Tuesday, June 30, 2009

The value of a college degree - an example of bad math

The New York Post (not a renowned source for financial analysis) has an article by Jack Hough (an editor at "smart money") that argues that a college degree isn't worth the money.

The article also shows up here on the smartmoney website.

In finance lingo, he is saying that a college degree is a negative net present value project. At first blush it looks like he has a point. The first page of the article gives the example of two individuals. One starts work and the other goes to college and assumes a college loan. Mr Hough goes on to show that at retirement, the college grad will have about 1/3 of the wealth in his retirement account as his non-college going buddy.

Mr Hough then goes into a rather unfocussed rant explaining the reason for this - that basically professors are useless and we don't teach anything of value....

I smelled a rat.

Unfortunately the math in the example is completely wrong. The example assumes that both put aside 5% of their income to either retirement or paying down loans.

At age 22 the non-college guy will have a net pay of 16055 (assuming income growth and his 5% retirement payment).

The college guy on the other hand has a net pay of 22,329 after he has paid 5% of his salary to his loan (Mr Hough's assumption).

The example completely ignores the difference in their net pay, i.e. $22,329 - $16,055 = $6,274. It is implicitly assumed that college guy just spends this. But if he lived on the same net pay as the non-college guy, you can show that he'd pay of his loan in 3 years and retire with $3.4M (about 2.5 times as much as the non-college guy).


Now, in fairness to Mr Hough, he does note that:
I'm comparing only savings, not living standards.
Bill will presumably be able to afford nicer things than Ernie along the way.

But this is precisely the point! You have to look at total earnings, not just some arbitrary percentage of earnings.

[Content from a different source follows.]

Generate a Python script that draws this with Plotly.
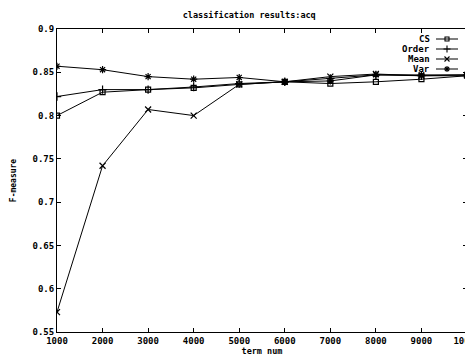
import plotly.graph_objects as go

term_num = [1000, 2000, 3000, 4000, 5000, 6000, 7000, 8000, 9000, 10000]
cs_vals = [0.800, 0.827, 0.830, 0.832, 0.836, 0.839, 0.837, 0.839, 0.842, 0.846]
order_vals = [0.822, 0.830, 0.830, 0.833, 0.837, 0.839, 0.843, 0.847, 0.846, 0.846]
mean_vals = [0.573, 0.742, 0.807, 0.800, 0.836, 0.839, 0.845, 0.848, 0.846, 0.847]
var_vals = [0.857, 0.853, 0.845, 0.842, 0.844, 0.839, 0.840, 0.847, 0.847, 0.847]

series_names = ["CS", "Order", "Mean", "Var"]
y_ticks = [0.55, 0.6, 0.65, 0.7, 0.75, 0.8, 0.85, 0.9]
y_tick_text = ["0.55", "0.6", "0.65", "0.7", "0.75", "0.8", "0.85", "0.9"]
x_ticks = term_num

font_family = "DejaVu Sans Mono"
W, H = 473, 360
OFF = 8  # default page body margin shifts the figure by this much
L, R, T, B = 57, 467, 29, 332  # plot area in on-screen pixels

symbols = ["square-open", "cross-thin-open", "x-thin-open", "asterisk-open"]
sizes = [5, 6, 6, 6]
all_vals = [cs_vals, order_vals, mean_vals, var_vals]

fig = go.Figure()
for name, vals, sym, sz in zip(series_names, all_vals, symbols, sizes):
    fig.add_trace(go.Scatter(
        x=term_num, y=vals, name=name, mode="lines+markers", showlegend=False,
        line=dict(color="black", width=1),
        marker=dict(symbol=sym, size=sz, color="black",
                    line=dict(color="black", width=1.2)),
    ))

# legend key (top-right, gnuplot-style: label then sample), placed in screen-pixel space
leg_text_x, leg_line_x0, leg_line_x1 = 432, 436, 458
leg_row0, leg_row_gap = 39, 10
for i, (name, sym, sz) in enumerate(zip(series_names, symbols, sizes)):
    ry = leg_row0 + i * leg_row_gap
    fig.add_trace(go.Scatter(
        x=[leg_line_x0, (leg_line_x0 + leg_line_x1) / 2, leg_line_x1], y=[ry, ry, ry],
        mode="lines", xaxis="x2", yaxis="y2", showlegend=False, hoverinfo="skip",
        line=dict(color="black", width=1),
    ))
    fig.add_trace(go.Scatter(
        x=[(leg_line_x0 + leg_line_x1) / 2], y=[ry],
        mode="markers", xaxis="x2", yaxis="y2", showlegend=False, hoverinfo="skip",
        marker=dict(symbol=sym, size=sz - 1, color="black",
                    line=dict(color="black", width=1.1)),
    ))
    fig.add_annotation(x=leg_text_x, y=ry, xref="x2", yref="y2", text=name,
                       showarrow=False, xanchor="right", yanchor="middle",
                       font=dict(family=font_family, size=9, weight="bold"))

fig.update_layout(
    width=W, height=H,
    margin=dict(l=L - OFF, r=W - (R - OFF), t=T - OFF, b=H - (B - OFF)),
    paper_bgcolor="white", plot_bgcolor="white",
    font=dict(family=font_family, size=9, color="black", weight="bold"),
    title=dict(text="classification results:acq", x=0.51, xanchor="center",
               y=1 - (15 - OFF) / H, yanchor="middle", automargin=False,
               font=dict(family=font_family, size=8.5, color="black", weight="bold")),
    showlegend=False,
    xaxis=dict(range=[1000, 10000], tickvals=x_ticks,
               ticktext=[str(v) for v in x_ticks],
               ticklabeloverflow="allow", automargin=False,
               showgrid=False, zeroline=False, showline=True,
               linecolor="black", linewidth=1, mirror="ticks",
               ticks="inside", ticklen=4, tickcolor="black",
               title=dict(text="term num", standoff=1,
                          font=dict(family=font_family, size=8.5, weight="bold"))),
    yaxis=dict(range=[0.55, 0.9], tickvals=y_ticks, ticktext=y_tick_text,
               automargin=False,
               showgrid=False, zeroline=False, showline=True,
               linecolor="black", linewidth=1, mirror="ticks",
               ticks="inside", ticklen=4, tickcolor="black",
               title=dict(text="F-measure", standoff=14,
                          font=dict(family=font_family, size=8, weight="bold"))),
    xaxis2=dict(range=[L, R], overlaying="x", visible=False, fixedrange=True,
                automargin=False),
    yaxis2=dict(range=[B, T], overlaying="y", visible=False, fixedrange=True,
                automargin=False),
)

fig.write_html("out.html", config={"displayModeBar": False})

The difference in the two living standards is likely to be massive.

In my analysis, I assumed that this would all be invested by the college grad, but we could just assume that he'd invest enough to retire at an equal level with his non-college pal, and then enjoy the rest during his life.

I'm tempted to take a look at some ofMr Hough's other pontifications , but I need to do some real work. Maybe another day :)

In the meantime, Mr Hough really should brush up on his basic time value of money. That way maybe he won't give out as much bad advice.